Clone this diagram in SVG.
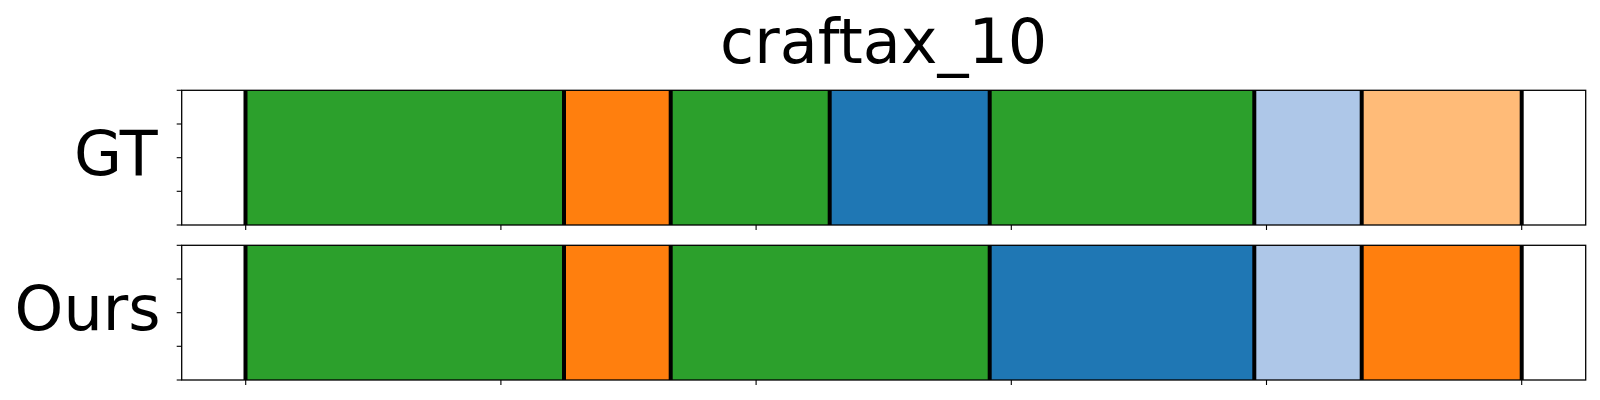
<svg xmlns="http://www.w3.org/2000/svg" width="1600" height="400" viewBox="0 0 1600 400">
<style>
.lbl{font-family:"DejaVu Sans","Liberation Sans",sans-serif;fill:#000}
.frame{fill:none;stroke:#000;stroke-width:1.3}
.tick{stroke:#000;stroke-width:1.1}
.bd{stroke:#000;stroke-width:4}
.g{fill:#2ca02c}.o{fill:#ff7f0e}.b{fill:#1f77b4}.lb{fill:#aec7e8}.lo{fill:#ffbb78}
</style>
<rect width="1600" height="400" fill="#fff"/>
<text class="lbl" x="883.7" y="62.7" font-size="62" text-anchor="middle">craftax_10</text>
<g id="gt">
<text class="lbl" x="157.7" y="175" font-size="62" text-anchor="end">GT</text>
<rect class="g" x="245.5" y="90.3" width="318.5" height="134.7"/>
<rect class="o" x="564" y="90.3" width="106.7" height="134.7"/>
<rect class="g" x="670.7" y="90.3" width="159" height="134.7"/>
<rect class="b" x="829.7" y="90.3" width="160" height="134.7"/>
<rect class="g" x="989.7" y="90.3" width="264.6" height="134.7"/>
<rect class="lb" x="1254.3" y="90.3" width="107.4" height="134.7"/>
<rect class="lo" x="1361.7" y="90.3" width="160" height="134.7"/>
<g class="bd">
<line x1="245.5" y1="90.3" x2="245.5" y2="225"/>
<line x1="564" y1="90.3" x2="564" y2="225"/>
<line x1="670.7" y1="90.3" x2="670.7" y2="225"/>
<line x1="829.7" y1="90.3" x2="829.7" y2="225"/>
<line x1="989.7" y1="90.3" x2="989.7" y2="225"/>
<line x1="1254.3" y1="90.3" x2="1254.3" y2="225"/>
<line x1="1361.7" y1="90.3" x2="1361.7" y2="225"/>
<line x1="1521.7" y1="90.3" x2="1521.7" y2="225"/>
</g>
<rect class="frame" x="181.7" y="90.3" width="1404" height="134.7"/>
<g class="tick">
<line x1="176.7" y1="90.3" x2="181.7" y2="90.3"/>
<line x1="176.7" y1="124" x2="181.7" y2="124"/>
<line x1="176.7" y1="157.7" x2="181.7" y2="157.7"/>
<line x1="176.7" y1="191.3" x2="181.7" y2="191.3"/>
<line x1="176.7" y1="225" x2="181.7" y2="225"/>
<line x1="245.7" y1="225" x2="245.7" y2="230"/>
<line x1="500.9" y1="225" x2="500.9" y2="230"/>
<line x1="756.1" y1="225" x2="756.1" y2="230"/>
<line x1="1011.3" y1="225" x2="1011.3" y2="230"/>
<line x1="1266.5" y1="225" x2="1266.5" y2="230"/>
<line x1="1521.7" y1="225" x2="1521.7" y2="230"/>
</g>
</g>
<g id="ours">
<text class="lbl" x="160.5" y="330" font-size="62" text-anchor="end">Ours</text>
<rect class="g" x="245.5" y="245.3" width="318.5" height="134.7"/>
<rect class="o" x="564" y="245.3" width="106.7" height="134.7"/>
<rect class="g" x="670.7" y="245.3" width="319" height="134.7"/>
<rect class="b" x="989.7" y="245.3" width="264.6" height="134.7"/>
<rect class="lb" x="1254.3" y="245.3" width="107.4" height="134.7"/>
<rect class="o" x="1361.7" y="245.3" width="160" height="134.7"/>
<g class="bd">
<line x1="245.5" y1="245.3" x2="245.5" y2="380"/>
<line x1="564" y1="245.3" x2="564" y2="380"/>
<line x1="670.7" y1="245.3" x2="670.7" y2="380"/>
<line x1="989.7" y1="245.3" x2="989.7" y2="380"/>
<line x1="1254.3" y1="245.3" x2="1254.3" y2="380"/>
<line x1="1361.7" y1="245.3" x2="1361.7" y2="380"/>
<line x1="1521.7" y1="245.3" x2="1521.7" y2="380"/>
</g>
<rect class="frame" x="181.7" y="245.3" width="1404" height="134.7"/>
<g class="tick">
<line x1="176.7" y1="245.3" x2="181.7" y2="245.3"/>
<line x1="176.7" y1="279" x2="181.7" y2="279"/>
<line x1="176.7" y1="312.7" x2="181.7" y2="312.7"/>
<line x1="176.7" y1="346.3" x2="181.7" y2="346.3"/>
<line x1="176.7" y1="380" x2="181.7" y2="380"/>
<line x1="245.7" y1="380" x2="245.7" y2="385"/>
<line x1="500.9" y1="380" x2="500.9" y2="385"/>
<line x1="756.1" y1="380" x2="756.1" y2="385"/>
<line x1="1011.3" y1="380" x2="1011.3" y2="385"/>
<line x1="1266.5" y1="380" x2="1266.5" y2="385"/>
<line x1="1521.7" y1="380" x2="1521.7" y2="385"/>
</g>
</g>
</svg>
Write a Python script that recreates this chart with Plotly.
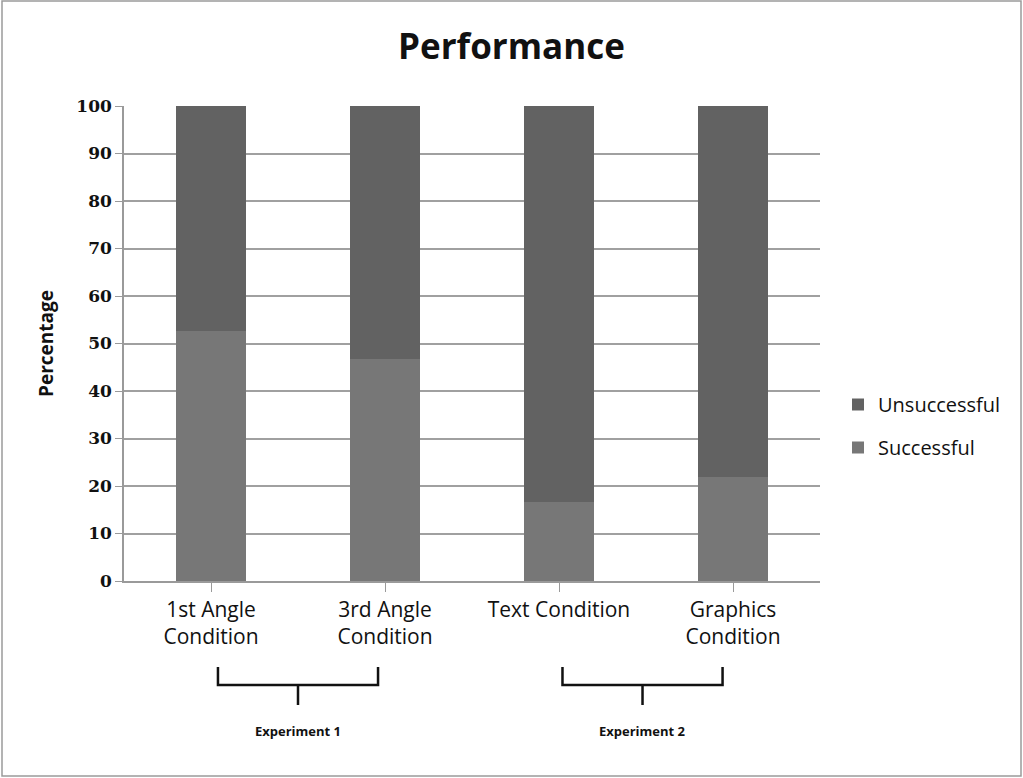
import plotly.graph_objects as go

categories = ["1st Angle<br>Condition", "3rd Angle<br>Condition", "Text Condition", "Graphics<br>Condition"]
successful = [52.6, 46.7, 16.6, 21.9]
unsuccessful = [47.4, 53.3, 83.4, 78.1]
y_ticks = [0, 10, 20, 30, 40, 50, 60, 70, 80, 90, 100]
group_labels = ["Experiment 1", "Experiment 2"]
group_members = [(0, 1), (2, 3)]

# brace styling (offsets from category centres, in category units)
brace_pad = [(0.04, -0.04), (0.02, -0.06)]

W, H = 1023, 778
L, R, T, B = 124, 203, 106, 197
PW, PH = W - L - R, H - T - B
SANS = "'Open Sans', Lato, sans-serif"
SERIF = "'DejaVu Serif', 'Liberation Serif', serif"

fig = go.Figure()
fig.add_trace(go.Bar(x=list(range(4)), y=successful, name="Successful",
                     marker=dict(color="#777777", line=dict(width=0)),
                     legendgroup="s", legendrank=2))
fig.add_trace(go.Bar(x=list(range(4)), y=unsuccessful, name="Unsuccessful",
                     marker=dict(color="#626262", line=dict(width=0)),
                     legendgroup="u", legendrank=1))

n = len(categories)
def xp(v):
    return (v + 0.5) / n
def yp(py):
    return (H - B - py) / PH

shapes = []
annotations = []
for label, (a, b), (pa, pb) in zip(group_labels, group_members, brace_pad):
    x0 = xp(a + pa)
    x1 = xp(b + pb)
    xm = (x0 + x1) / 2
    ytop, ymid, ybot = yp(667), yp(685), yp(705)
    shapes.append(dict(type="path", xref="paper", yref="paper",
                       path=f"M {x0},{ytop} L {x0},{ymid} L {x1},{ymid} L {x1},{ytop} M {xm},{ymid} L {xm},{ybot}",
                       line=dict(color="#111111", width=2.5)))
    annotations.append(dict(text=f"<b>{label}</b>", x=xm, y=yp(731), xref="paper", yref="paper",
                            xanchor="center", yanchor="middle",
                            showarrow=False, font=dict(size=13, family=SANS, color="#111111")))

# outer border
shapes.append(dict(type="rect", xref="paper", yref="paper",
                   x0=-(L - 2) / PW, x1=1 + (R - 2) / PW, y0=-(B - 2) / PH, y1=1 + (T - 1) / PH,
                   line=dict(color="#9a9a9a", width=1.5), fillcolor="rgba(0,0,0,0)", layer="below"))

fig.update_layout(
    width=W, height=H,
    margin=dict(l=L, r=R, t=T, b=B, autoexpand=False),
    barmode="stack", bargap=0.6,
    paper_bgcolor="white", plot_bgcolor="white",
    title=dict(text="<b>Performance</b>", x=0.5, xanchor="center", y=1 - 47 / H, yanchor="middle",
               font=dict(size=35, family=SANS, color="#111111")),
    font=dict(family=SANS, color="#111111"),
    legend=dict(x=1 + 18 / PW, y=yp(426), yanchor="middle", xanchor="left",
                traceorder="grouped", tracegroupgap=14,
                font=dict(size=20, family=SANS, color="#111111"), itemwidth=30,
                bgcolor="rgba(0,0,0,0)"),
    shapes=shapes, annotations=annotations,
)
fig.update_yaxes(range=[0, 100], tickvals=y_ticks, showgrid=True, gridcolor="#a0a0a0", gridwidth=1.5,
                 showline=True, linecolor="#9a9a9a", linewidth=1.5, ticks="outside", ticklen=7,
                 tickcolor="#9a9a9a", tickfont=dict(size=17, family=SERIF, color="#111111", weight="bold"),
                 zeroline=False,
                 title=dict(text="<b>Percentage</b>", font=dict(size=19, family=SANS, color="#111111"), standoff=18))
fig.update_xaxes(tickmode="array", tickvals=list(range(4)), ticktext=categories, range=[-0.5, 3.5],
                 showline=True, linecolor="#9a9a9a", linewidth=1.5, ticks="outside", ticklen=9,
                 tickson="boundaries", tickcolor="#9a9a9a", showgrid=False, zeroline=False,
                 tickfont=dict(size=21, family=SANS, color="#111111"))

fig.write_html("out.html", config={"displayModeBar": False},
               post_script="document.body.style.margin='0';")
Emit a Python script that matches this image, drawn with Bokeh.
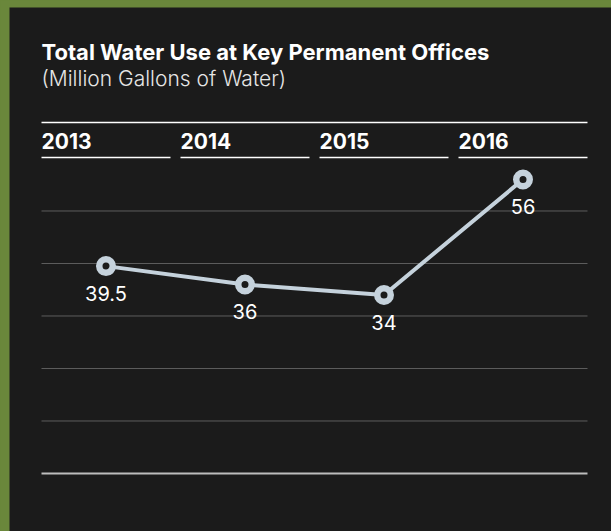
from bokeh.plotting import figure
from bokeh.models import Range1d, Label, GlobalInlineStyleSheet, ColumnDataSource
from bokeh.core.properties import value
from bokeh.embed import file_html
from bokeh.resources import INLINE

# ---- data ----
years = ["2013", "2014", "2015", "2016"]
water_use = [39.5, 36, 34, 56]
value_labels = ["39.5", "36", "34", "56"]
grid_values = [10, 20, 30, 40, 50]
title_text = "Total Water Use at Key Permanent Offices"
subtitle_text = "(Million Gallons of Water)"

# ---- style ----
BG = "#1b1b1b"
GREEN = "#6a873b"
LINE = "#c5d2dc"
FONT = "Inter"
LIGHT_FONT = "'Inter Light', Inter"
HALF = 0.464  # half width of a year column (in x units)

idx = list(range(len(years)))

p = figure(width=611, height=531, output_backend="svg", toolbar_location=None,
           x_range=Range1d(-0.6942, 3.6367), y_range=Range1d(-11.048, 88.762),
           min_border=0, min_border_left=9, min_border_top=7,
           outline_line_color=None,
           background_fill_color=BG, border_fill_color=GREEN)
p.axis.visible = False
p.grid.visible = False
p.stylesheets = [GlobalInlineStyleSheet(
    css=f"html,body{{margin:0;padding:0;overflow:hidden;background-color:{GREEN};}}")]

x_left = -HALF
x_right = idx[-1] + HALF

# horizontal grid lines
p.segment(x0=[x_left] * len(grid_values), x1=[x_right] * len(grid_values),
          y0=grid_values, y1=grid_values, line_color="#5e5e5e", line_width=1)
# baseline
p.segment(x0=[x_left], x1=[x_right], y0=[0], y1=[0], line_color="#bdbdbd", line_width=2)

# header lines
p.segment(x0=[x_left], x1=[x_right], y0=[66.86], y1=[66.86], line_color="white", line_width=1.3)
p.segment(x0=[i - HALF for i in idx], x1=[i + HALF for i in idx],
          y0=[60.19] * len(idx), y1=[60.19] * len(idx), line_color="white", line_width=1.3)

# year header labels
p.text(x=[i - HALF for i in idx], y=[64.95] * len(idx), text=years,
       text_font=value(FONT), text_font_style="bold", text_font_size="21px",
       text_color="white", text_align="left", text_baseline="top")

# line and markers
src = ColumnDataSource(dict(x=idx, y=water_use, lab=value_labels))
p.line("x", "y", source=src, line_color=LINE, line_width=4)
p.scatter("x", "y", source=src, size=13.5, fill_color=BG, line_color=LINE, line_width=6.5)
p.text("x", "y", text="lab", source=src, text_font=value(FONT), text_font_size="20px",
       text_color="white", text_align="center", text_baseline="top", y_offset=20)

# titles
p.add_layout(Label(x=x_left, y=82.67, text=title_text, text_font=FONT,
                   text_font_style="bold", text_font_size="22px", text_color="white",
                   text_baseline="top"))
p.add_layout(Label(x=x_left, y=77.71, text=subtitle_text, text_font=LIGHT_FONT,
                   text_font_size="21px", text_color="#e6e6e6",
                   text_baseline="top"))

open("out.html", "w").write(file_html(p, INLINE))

====

**What is required**
Set down the lines running from the one with "Write a Python" through the one with "group_members = [(0, 1), (2, 3)]", both ends kept, exactly and with no pictures.

**Exercise answer**
Write a Python script that recreates this chart with Plotly.
import plotly.graph_objects as go

categories = ["1st Angle<br>Condition", "3rd Angle<br>Condition", "Text Condition", "Graphics<br>Condition"]
successful = [52.6, 46.7, 16.6, 21.9]
unsuccessful = [47.4, 53.3, 83.4, 78.1]
y_ticks = [0, 10, 20, 30, 40, 50, 60, 70, 80, 90, 100]
group_labels = ["Experiment 1", "Experiment 2"]
group_members = [(0, 1), (2, 3)]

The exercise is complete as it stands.